# YOUR GOAL
Scan each line of the records for the word "this" and extract the ones that have it.

======== LISTED ENTRIES ========

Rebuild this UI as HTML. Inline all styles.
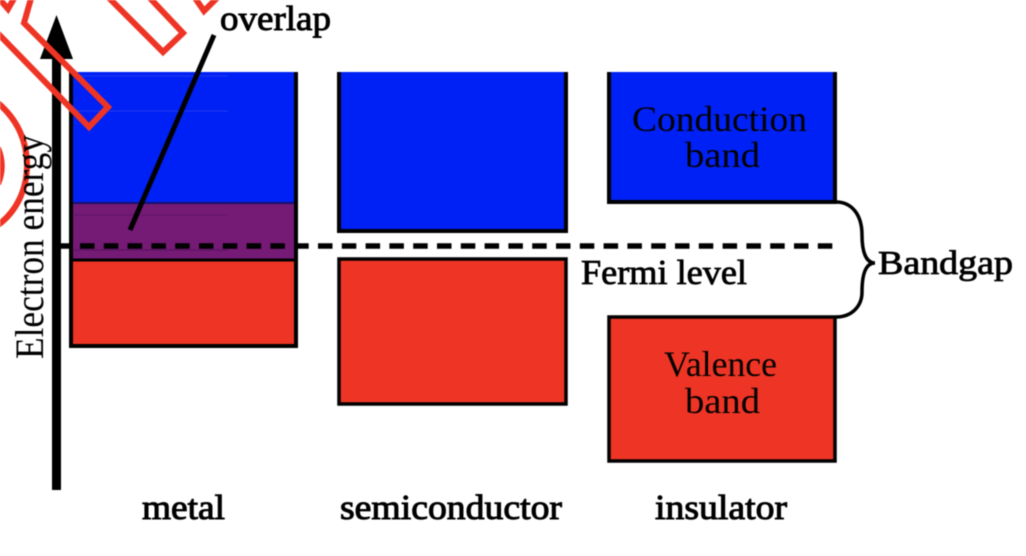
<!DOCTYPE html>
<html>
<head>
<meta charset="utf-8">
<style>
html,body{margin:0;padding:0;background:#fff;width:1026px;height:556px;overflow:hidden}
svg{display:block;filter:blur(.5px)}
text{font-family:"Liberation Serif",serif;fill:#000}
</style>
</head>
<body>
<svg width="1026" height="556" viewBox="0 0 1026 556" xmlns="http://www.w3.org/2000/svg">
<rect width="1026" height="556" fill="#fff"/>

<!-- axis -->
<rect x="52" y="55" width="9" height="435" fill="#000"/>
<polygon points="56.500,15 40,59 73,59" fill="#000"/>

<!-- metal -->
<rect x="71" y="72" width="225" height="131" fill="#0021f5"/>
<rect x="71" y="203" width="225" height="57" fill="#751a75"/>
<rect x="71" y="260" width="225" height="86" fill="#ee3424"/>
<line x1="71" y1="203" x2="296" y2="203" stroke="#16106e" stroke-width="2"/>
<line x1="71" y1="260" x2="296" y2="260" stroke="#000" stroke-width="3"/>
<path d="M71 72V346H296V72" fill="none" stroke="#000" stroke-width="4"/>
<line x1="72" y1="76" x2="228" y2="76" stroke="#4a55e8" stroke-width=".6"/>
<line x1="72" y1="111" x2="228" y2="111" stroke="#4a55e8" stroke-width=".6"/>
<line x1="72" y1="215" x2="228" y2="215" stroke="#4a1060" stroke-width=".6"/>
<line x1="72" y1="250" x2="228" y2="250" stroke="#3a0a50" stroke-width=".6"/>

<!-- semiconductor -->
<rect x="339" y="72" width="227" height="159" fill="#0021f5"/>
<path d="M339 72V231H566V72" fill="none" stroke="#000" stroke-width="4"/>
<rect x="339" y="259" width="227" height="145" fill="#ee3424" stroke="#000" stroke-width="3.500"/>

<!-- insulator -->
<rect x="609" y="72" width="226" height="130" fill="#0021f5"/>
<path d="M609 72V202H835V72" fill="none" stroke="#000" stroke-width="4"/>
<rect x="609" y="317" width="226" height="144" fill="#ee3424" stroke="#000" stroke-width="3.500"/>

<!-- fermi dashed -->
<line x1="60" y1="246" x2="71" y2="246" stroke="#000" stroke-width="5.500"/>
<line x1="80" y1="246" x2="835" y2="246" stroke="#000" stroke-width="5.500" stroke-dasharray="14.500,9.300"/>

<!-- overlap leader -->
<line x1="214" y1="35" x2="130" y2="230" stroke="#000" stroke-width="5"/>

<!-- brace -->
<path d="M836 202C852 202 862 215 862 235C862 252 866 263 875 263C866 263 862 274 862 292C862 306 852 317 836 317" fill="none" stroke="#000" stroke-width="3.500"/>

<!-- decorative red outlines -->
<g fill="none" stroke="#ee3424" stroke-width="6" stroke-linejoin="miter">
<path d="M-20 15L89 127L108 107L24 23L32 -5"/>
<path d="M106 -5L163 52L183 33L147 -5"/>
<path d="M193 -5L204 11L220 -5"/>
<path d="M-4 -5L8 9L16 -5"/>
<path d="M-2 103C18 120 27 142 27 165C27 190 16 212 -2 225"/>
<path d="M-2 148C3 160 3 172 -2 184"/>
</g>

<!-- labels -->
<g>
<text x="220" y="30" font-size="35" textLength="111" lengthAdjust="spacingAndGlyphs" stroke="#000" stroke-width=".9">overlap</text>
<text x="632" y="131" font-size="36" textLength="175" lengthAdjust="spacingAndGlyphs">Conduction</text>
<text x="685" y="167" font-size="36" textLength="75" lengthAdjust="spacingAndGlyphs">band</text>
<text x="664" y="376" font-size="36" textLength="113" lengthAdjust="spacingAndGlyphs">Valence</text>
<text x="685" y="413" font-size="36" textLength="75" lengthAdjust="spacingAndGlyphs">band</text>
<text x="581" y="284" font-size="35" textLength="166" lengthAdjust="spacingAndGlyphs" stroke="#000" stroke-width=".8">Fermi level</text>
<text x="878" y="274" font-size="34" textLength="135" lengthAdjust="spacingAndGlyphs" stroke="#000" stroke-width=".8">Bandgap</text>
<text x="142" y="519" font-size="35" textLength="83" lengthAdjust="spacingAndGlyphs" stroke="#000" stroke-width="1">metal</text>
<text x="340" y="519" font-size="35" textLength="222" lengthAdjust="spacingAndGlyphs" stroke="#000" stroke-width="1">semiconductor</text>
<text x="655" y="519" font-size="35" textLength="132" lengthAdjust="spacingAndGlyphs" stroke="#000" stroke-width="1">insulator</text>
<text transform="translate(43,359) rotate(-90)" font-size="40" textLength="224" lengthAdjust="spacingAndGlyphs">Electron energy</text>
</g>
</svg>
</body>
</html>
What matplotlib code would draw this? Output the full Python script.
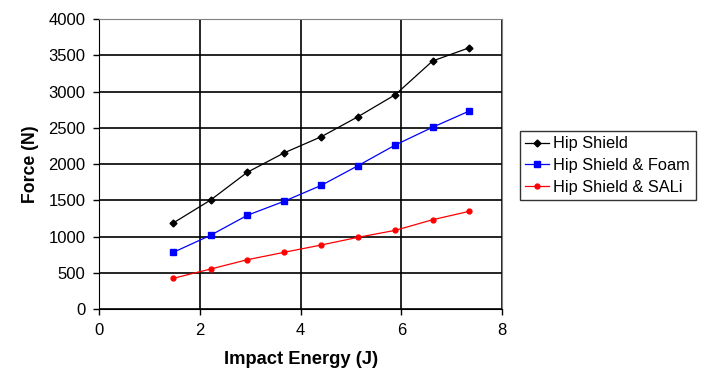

========

# FULL SOLUTION
Rebuild this UI as HTML. Inline all styles.
What matplotlib code would draw this? Output the full Python script.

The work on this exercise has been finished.